Puristen aber, bei der WHO und anderswo, möchten uns total sauber. Sie erinnern mich an Aldous Huxleys "Schöne neue Welt": Eine Gesellschaft, die sich fürs Glück und gegen Freiheit entschieden hat. Sie fand, Freiheit habe nichts als Schlamassel gebracht, Weltkriege, soziale Krisen, individuelle Tragödien, Suchtepidemien. Also schaffte sie Freiheit ab - und organisierte das immerwährende Glück, mit Menschenzucht, Wohlfühloasen, Sex à discrétion, Psychopharmaka für Härtefälle. "Die Menschen sind glücklich, sie bekommen, was sie begehren, und sie begehren nichts, was sie nicht bekommen können. Es geht ihnen gut, sie sind geborgen, immer gesund, haben keine Angst vor dem Tod. Leidenschaft und Alter sind diesen Glücklichen unbekannt."
Bis eines Tages "der Wilde" auftaucht und gegen die Glücks-Diktatur rebelliert. Weltaufsichtsrat Mannesmann empfängt ihn zum Gespräch: "Ich will Freiheit", sagt der Wilde. "Wir nicht", versetzt der Aufsichtsrat, "uns sind die Bequemlichkeiten lieber." "Ich brauche keine Bequemlichkeiten. Ich will Gott, ich will Poesie, ich will wirkliche Gefahren und Freiheit und Tugend. Ich will Sünde." "Kurzum", sagte der Weltaufsichtsrat, "Sie fordern das Recht auf Unglück." "Gut denn", erwidert der Wilde, "ich fordere das Recht auf Unglück."

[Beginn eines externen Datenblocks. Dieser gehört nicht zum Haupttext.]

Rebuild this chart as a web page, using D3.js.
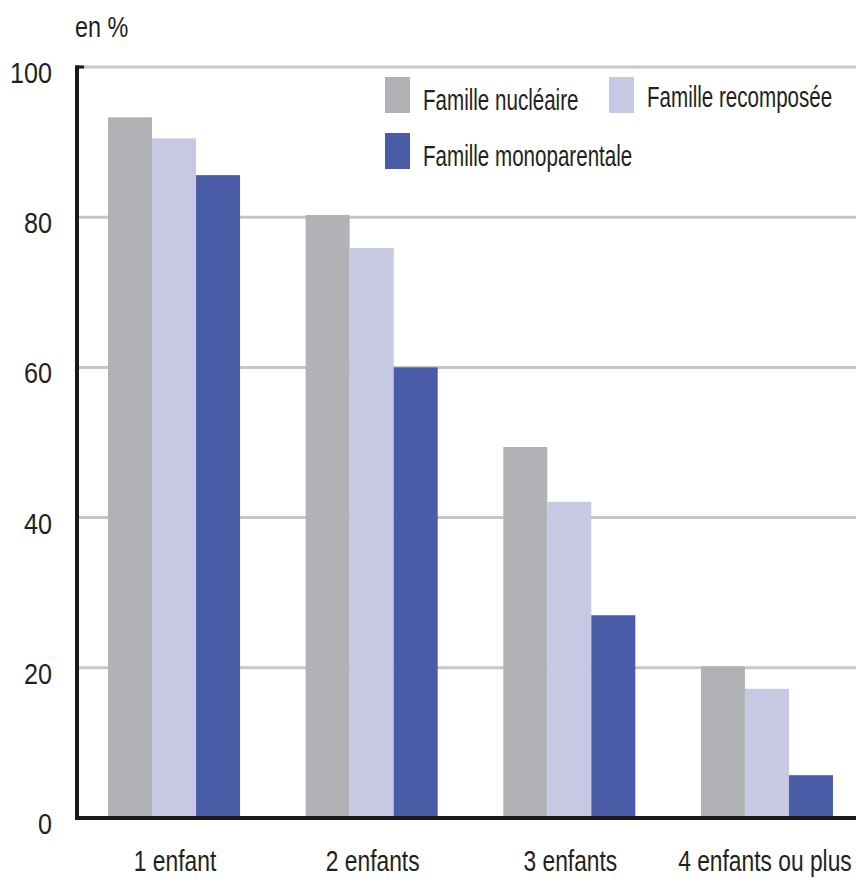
<!DOCTYPE html>
<html>
<head>
<meta charset="utf-8">
<script src="https://cdn.jsdelivr.net/npm/d3@7"></script>
<style>
  body { margin: 0; background: #fff; }
  text { font-family: "Liberation Sans", Arial, sans-serif; fill: #231f20; }
</style>
</head>
<body>
<script>
// data
var categories = ["1 enfant", "2 enfants", "3 enfants", "4 enfants ou plus"];
var series = ["Famille nucléaire", "Famille recomposée", "Famille monoparentale"];
var nucleaire = [93.3, 80.3, 49.4, 20.2];
var recomposee = [90.5, 75.9, 42.1, 17.2];
var monoparentale = [85.6, 60.0, 27.0, 5.7];
var yTicks = [0, 20, 40, 60, 80, 100];
var colors = ["#b1b2b5", "#c7c8e4", "#4a5ca8"];

var values = [nucleaire, recomposee, monoparentale];
var width = 856, height = 880;

// text squeezed horizontally (the original uses a condensed face)
function label(parent, x, y, k, size, anchor, str) {
  return parent.append("text")
    .attr("transform", "translate(" + x + "," + y + ") scale(" + k + ",1)")
    .attr("font-size", size)
    .attr("text-anchor", anchor)
    .text(str);
}

var svg = d3.select("body").append("svg")
  .attr("width", width)
  .attr("height", height);

var y = d3.scaleLinear().domain([0, 100]).range([818, 67]);

var x0 = d3.scaleBand().domain(categories)
  .range([77, 864]).paddingInner(0.332).paddingOuter(0.157);

var x1 = d3.scaleBand().domain(d3.range(series.length))
  .range([0, x0.bandwidth()]);

// grid lines
svg.append("g").selectAll("line")
  .data(yTicks.filter(function(d) { return d > 0; }))
  .enter().append("line")
  .attr("x1", 77).attr("x2", width)
  .attr("y1", function(d) { return y(d); })
  .attr("y2", function(d) { return y(d); })
  .attr("stroke", "#c6c6c6")
  .attr("stroke-width", 3);

// bars
var group = svg.append("g").selectAll("g")
  .data(categories)
  .enter().append("g")
  .attr("transform", function(d) { return "translate(" + x0(d) + ",0)"; });

group.selectAll("rect")
  .data(function(d, i) { return values.map(function(v, s) { return {s: s, v: v[i]}; }); })
  .enter().append("rect")
  .attr("x", function(d) { return x1(d.s); })
  .attr("width", x1.bandwidth())
  .attr("y", function(d) { return y(d.v); })
  .attr("height", function(d) { return y(0) - y(d.v); })
  .attr("fill", function(d) { return colors[d.s]; });

// y tick labels
var yLab = svg.append("g");
yTicks.forEach(function(t) {
  label(yLab, 52, y(t) + 16, 0.84, 30, "end", t);
});

svg.append("line")
  .attr("x1", 77).attr("x2", 77)
  .attr("y1", y(100) - 1.5).attr("y2", y(0))
  .attr("stroke", "#1a1a1a").attr("stroke-width", 4);
svg.append("line")
  .attr("x1", 75).attr("x2", 84)
  .attr("y1", y(100)).attr("y2", y(100))
  .attr("stroke", "#1a1a1a").attr("stroke-width", 3);

// x axis
svg.append("line")
  .attr("x1", 75).attr("x2", width)
  .attr("y1", y(0)).attr("y2", y(0))
  .attr("stroke", "#1a1a1a").attr("stroke-width", 4);

var xLab = svg.append("g");
categories.forEach(function(c, i) {
  label(xLab, x0(c) + x0.bandwidth() / 2 + (i == 3 ? -2 : 1), 871, 0.76, 30, "middle", c);
});

label(svg, 75, 37, 0.78, 30, "start", "en %");

// legend
var legendPos = [[385, 77], [609, 77], [385, 133]];
var legend = svg.append("g");
series.forEach(function(s, i) {
  legend.append("rect")
    .attr("x", legendPos[i][0]).attr("y", legendPos[i][1])
    .attr("width", 25).attr("height", 36)
    .attr("fill", colors[i]);
  label(legend, legendPos[i][0] + 38, legendPos[i][1] + (i == 1 ? 30 : 33), 0.71, 29, "start", s);
});
</script>
</body>
</html>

Nicht dass der Wilde direkt ins Unglück stürzen mag. Er will es aber riskieren dürfen. Damit es im Menschenleben um etwas geht, nicht allein ums Sauberbleiben. Um etwas, das bedeutender ist als mein Ego, um eine Geschichte, ein Drama, und das lebt vom Widerstreit zwischen Glück und Pech, Albtraum und Lachen, Liebe und Gemeinheit. Ist wie mit dem Wetter. Man kann darunter leiden, dass es manchmal garstig ist, und sehnlich wünschen, es möge immerzu sonnig sein. Nur - dann gäbe es gar kein Wetter mehr. Na - dann mal Prost!....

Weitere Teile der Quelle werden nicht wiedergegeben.